The man who created that vision came to paint it as his answer to other images, more famous, but which sacrifice accuracy in an effort to arouse patriotic passions. “It is not my intention to challenge a national icon. My view is merely different,” Beck contends. “You don't have to add symbolism or make anything up. The facts are more than enough: Washington’s men were underfed, ill-clothed and ill-equipped. One week from the end of their enlistments, asked to again engage an enemy that had on all occasions delivered decisive defeat, driving them back into Pennsylvania and waiting for them to pop up and be finished off.

“The symbolism is all there in the event,” he continues. “Re-crossing the river, awful weather conditions, navigating the floes. Those men did not know they were at a pivotal point in history. This painting is about spirit. This painting is about courage.

“History isn't pretty,” he says, gesturing toward the painting. “Heroism has lots of different faces.” At that moment, you become aware that his painting shows not a single face.

“There is a difference between what something is and what someone sees. You don’t see everything, you see what catches your eye. I go for what catches your eye and what is necessary to support that information. To use a musical analogy: If you play all the keys of a piano at once, you get noise. The painter picks out the chord. To include more, the artist must pay attention to timing.”

Indeed.

Beck pays attention. He is an artist’s artist. Technically accomplished, practiced, striving always for “the good painting,” he follows an almost academic regimen that seems to have lapsed into disuse in this age of instant expertise and early recognition. Rarely without his paint box, he is always prepared for the next picture to offer itself up for capture. Yet his style resists labels. A representational painter, yes. But Beck defies “isms.”

“My visual memory of things is usually distilled down to one or two frozen images. Events of great personal significance are often represented by a few snapshots. I think it’s the same for other people.” The artist pauses, reaching into his well of experience to describe his process. “Sometimes I wait and see what I remember of something, then go back and paint that. If I can identify and paint what does that for me, and someone that processes like I do sees it, then I make a connection.

And so Beck is a Connectivist? He chuckles.

“The purpose of my art is to define, not be defined. I record things that pass through my life. My subjects are things that catch my attention. Painting is my way of saying, ‘Hey, look at that!’ ”

And apparently people want to look. Beck has just learned that his work will be represented in a four-person show at the prestigious James A. Michener Art Museum in Doylestown. In a region rife with artists feeding off a rich heritage of creativity, this is no small accomplishment. Following a recent studio visit by the museum’s directors, Beck has been tapped to participate in the Bucks County Invitational III in March of 1999.

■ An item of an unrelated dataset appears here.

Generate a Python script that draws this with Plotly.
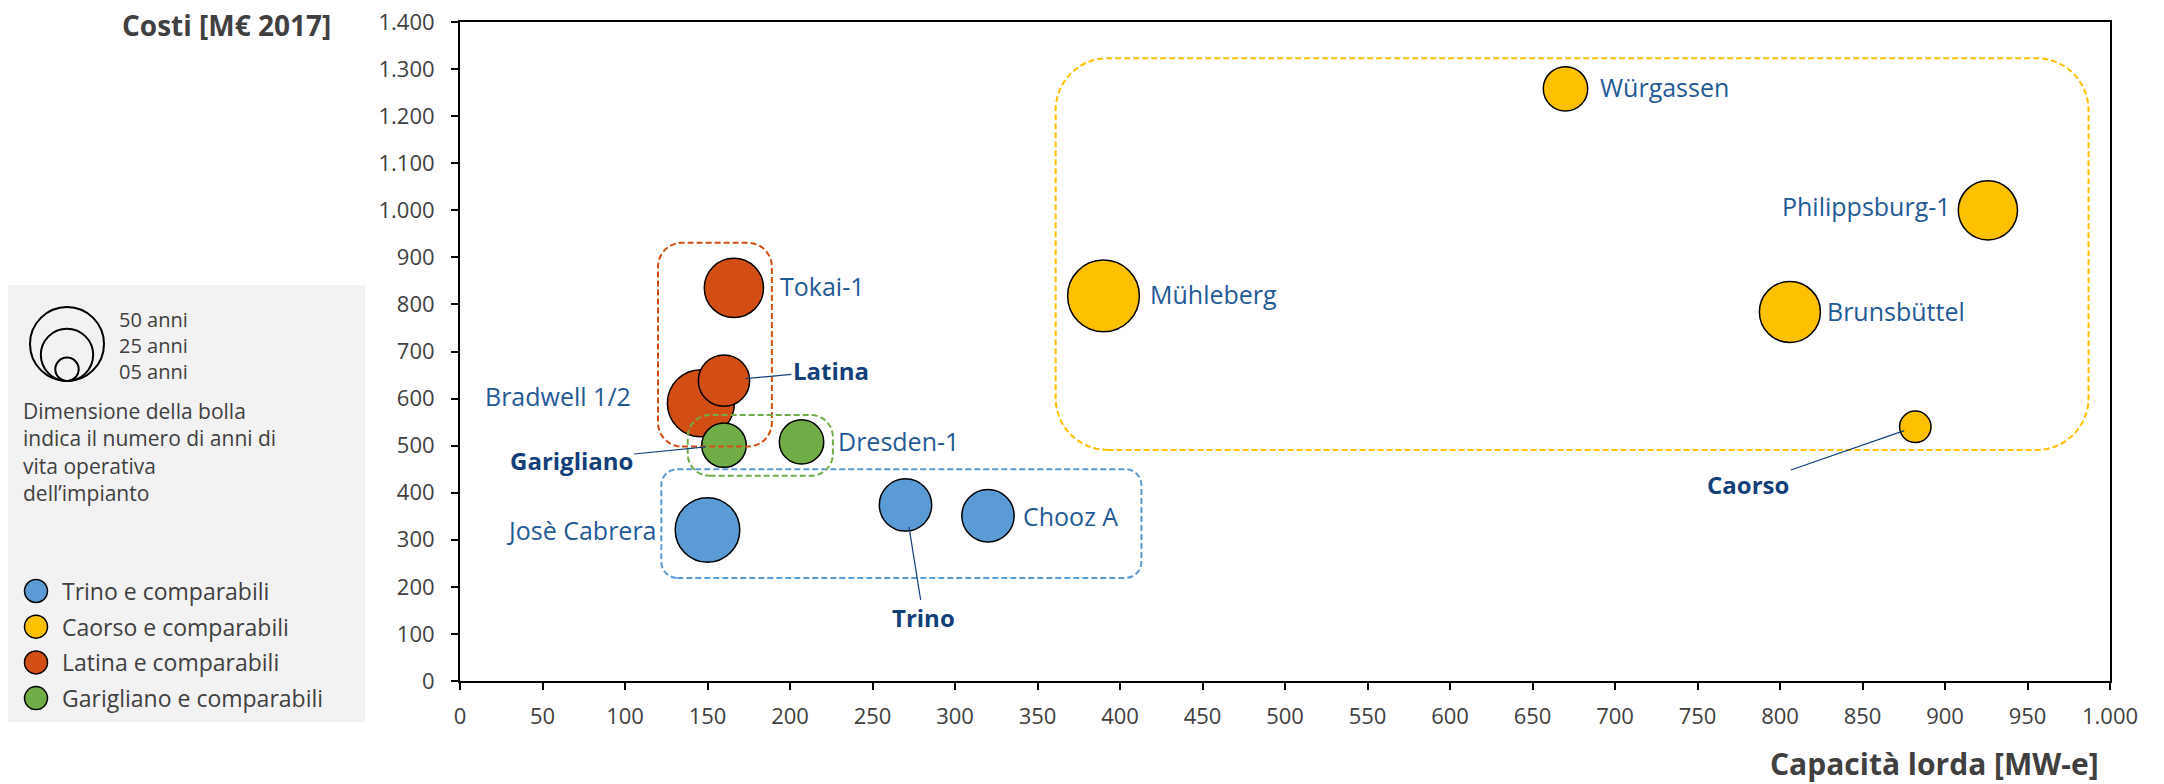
import math
import plotly.graph_objects as go

# ---------------- data ----------------
plants = ["Trino", "Josè Cabrera", "Chooz A",
          "Caorso", "Würgassen", "Mühleberg", "Philippsburg-1", "Brunsbüttel",
          "Tokai-1", "Bradwell 1/2", "Latina",
          "Garigliano", "Dresden-1"]
capacity_mwe = [270, 150, 320,
                882, 670, 390, 926, 806,
                166, 146, 160,
                160, 207]
cost_meur = [374, 321, 351,
             540, 1258, 818, 1000, 784,
             835, 590, 638,
             501, 508]
years_operation = [25, 38, 25,
                   9, 18, 47, 32, 34,
                   32, 41, 24,
                   18, 18]
plant_group = ["Trino", "Trino", "Trino",
               "Caorso", "Caorso", "Caorso", "Caorso", "Caorso",
               "Latina", "Latina", "Latina",
               "Garigliano", "Garigliano"]

groups = ["Trino", "Caorso", "Latina", "Garigliano"]
group_labels = ["Trino e comparabili", "Caorso e comparabili",
                "Latina e comparabili", "Garigliano e comparabili"]
group_colors = ["#5B9BD5", "#FFC000", "#D24E14", "#70AD47"]

size_legend_years = [50, 25, 5]
size_legend_labels = ["50 anni", "25 anni", "05 anni"]
size_note_lines = ["Dimensione della bolla", "indica il numero di anni di",
                   "vita operativa", "dell’impianto"]

x_ticks = list(range(0, 1001, 50))
y_ticks = list(range(0, 1401, 100))

# ---------------- layout constants ----------------
OFF = 8  # page body margin
W, H = 2164 - OFF, 784 - OFF
ML = 460 - OFF
MT = 22 - OFF
PLOT_R = 2110 - OFF
PLOT_B = 681 - OFF
MR = W - PLOT_R
MB = H - PLOT_B
PW, PH = PLOT_R - ML, PLOT_B - MT
XMAX, YMAX = 1000, 1400
PXX, PXY = PW / XMAX, PH / YMAX
FONT = "Open Sans"
TXT = "#1F5A96"
TXT_B = "#123F7A"
GRAY = "#404040"
SIZEREF = 2 * 50 / 74 ** 2  # 50 years -> 74 px diameter (area mode)


def radius_px(yrs):
    return 0.5 * math.sqrt(2 * yrs / SIZEREF)


def px2paper(px, py):
    """screenshot pixel -> paper coords"""
    return ((px - OFF) - ML) / PW, (PLOT_B - (py - OFF)) / PH


fig = go.Figure()
for g, lab, col in zip(groups, group_labels, group_colors):
    idx = [i for i, pg in enumerate(plant_group) if pg == g]
    fig.add_trace(go.Scatter(
        x=[capacity_mwe[i] for i in idx], y=[cost_meur[i] for i in idx],
        text=[plants[i] for i in idx], name=lab, mode="markers",
        marker=dict(size=[years_operation[i] for i in idx], sizemode="area",
                    sizeref=SIZEREF, color=col, opacity=1,
                    line=dict(color="black", width=1.5)),
        showlegend=False, hoverinfo="text+x+y"))

# ---------- point labels ----------
# name: (xanchor, xshift, yshift, bold, ax, ay)
label_cfg = {
    "Tokai-1": ("left", 44, 2, False, None, None),
    "Bradwell 1/2": ("right", -68, 7, False, None, None),
    "Dresden-1": ("left", 34, 1, False, None, None),
    "Josè Cabrera": ("right", -49, 0, False, None, None),
    "Chooz A": ("left", 33, 0, False, None, None),
    "Mühleberg": ("left", 44, 2, False, None, None),
    "Würgassen": ("left", 32, 2, False, None, None),
    "Philippsburg-1": ("right", -35, 4, False, None, None),
    "Brunsbüttel": ("left", 35, 1, False, None, None),
    "Latina": (None, 0, 0, True, 107, -10),
    "Garigliano": (None, 0, 0, True, -153, 15),
    "Trino": (None, 0, 0, True, 18, 113),
    "Caorso": (None, 0, 0, True, -167, 58),
}
for i, n in enumerate(plants):
    xa, xs, ys, bold, ax, ay = label_cfg[n]
    if ax is None:
        fig.add_annotation(x=capacity_mwe[i], y=cost_meur[i], text=n,
                           showarrow=False, xanchor=xa, xshift=xs, yshift=ys,
                           font=dict(family=FONT, size=25, color=TXT))
    else:
        fig.add_annotation(x=capacity_mwe[i], y=cost_meur[i], text="<b>%s</b>" % n,
                           showarrow=True, arrowhead=0, arrowwidth=1.2,
                           arrowcolor=TXT_B, ax=ax, ay=ay,
                           standoff=radius_px(years_operation[i]) - 4,
                           font=dict(family=FONT, size=24, color=TXT_B))

# ---------- dashed rounded group boxes ----------
group_boxes = {  # x0, x1, y0, y1, corner radius px
    "Caorso": (361, 987, 491, 1323, 52),
    "Latina": (120, 189, 498, 931, 24),
    "Garigliano": (138, 226, 436, 565, 22),
    "Trino": (122, 413, 219, 450, 16),
}


def rounded_path(x0, x1, y0, y1, r):
    rx, ry = r / PXX, r / PXY
    k = 0.5523
    return (f"M {x0 + rx},{y0} L {x1 - rx},{y0} "
            f"C {x1 - rx + k * rx},{y0} {x1},{y0 + ry - k * ry} {x1},{y0 + ry} "
            f"L {x1},{y1 - ry} "
            f"C {x1},{y1 - ry + k * ry} {x1 - rx + k * rx},{y1} {x1 - rx},{y1} "
            f"L {x0 + rx},{y1} "
            f"C {x0 + rx - k * rx},{y1} {x0},{y1 - ry + k * ry} {x0},{y1 - ry} "
            f"L {x0},{y0 + ry} "
            f"C {x0},{y0 + ry - k * ry} {x0 + rx - k * rx},{y0} {x0 + rx},{y0} Z")


for g, col in zip(groups, group_colors):
    x0, x1, y0, y1, r = group_boxes[g]
    fig.add_shape(type="path", path=rounded_path(x0, x1, y0, y1, r),
                  xref="x", yref="y", line=dict(color=col, width=2, dash="6px,3px"),
                  layer="above")

# ---------- left legend panel ----------
bx0, by0 = px2paper(7, 722)
bx1, by1 = px2paper(365, 285)
fig.add_shape(type="rect", xref="paper", yref="paper", x0=bx0, x1=bx1, y0=by0, y1=by1,
              fillcolor="#F2F2F2", line=dict(width=0), layer="below")

base_y = 381
for yrs in size_legend_years:
    r = radius_px(yrs)
    cx, cy = 67, base_y - r
    ax0, ay0 = px2paper(cx - r, cy + r)
    ax1, ay1 = px2paper(cx + r, cy - r)
    fig.add_shape(type="circle", xref="paper", yref="paper", x0=ax0, x1=ax1, y0=ay0, y1=ay1,
                  line=dict(color="black", width=2))

px, py = px2paper(117, 345)
fig.add_annotation(xref="paper", yref="paper", x=px, y=py, text="<br>".join(size_legend_labels),
                   showarrow=False, xanchor="left", yanchor="middle", align="left",
                   font=dict(family=FONT, size=20, color=GRAY))
px, py = px2paper(21, 452)
fig.add_annotation(xref="paper", yref="paper", x=px, y=py, text="<br>".join(size_note_lines),
                   showarrow=False, xanchor="left", yanchor="middle", align="left",
                   font=dict(family=FONT, size=21, color=GRAY))

for k, (lab, col) in enumerate(zip(group_labels, group_colors)):
    cy = 591 + 35.7 * k
    c0x, c0y = px2paper(36 - 11.5, cy + 11.5)
    c1x, c1y = px2paper(36 + 11.5, cy - 11.5)
    fig.add_shape(type="circle", xref="paper", yref="paper", x0=c0x, x1=c1x, y0=c0y, y1=c1y,
                  fillcolor=col, line=dict(color="black", width=1.5))
    px, py = px2paper(60, cy)
    fig.add_annotation(xref="paper", yref="paper", x=px, y=py, text=lab, showarrow=False,
                       xanchor="left", yanchor="middle",
                       font=dict(family=FONT, size=23, color=GRAY))

# ---------- axis titles ----------
tx, ty = px2paper(333, 25)
fig.add_annotation(xref="paper", yref="paper", x=tx, y=ty, text="<b>Costi [M€ 2017]</b>",
                   showarrow=False, xanchor="right", yanchor="middle",
                   font=dict(family=FONT, size=28, color=GRAY))
tx, ty = px2paper(2101, 763)
fig.add_annotation(xref="paper", yref="paper", x=tx, y=ty, text="<b>Capacità lorda [MW-e]</b>",
                   showarrow=False, xanchor="right", yanchor="middle",
                   font=dict(family=FONT, size=30, color=GRAY))

axis_common = dict(showgrid=False, zeroline=False, showline=True, linecolor="black",
                   linewidth=2, mirror=True, ticks="outside", ticklen=7, tickwidth=2,
                   tickcolor="black", tickformat=",d", ticklabeloverflow="allow",
                   tickfont=dict(family=FONT, size=22, color=GRAY))
fig.update_xaxes(range=[0, XMAX], tickvals=x_ticks, ticklabelstandoff=8, **axis_common)
fig.update_yaxes(range=[0, YMAX], tickvals=y_ticks, ticklabelstandoff=12, **axis_common)

fig.update_layout(width=W, height=H, separators=",.",
                  margin=dict(l=ML, r=MR, t=MT, b=MB, autoexpand=False),
                  paper_bgcolor="white", plot_bgcolor="white",
                  font=dict(family=FONT, color=GRAY), showlegend=False)

fig.write_html("out.html")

Before then, Beck will keep busy just getting through a hectic end to this year. “Second Crossing” will be unveiled to the public in its own exhibition at the Visitor Center in Washington Crossing State Park. Opening on Thanksgiving Day, the show will run through the end of December.

Petrezio, who holds a bachelor’s degree in Fine Art, is looking forward to his friend’s exhibition, and anticipates a good turnout for the opening.

“It’s very possible that’s what it really looked like,” he says, referring to Beck’s take on the actual imagery. “It will be interesting to have people see another version of the event.”

As for Beck, he’s happy that once again, if only for a while, the Center will house an original painting. Asked if he has plans to pursue another historic piece, he says he has no intention to repeat this performance. Still, he admits, you never know. If he sees another movement in the bush, there’s always a possibility…

“My friends will tell you,” he says, smiling, “if it stands still long enough, I'll paint it.”

Which, given the recent acceleration of his career, means it’ll probably be a good while before Bob Beck does any self-portraits.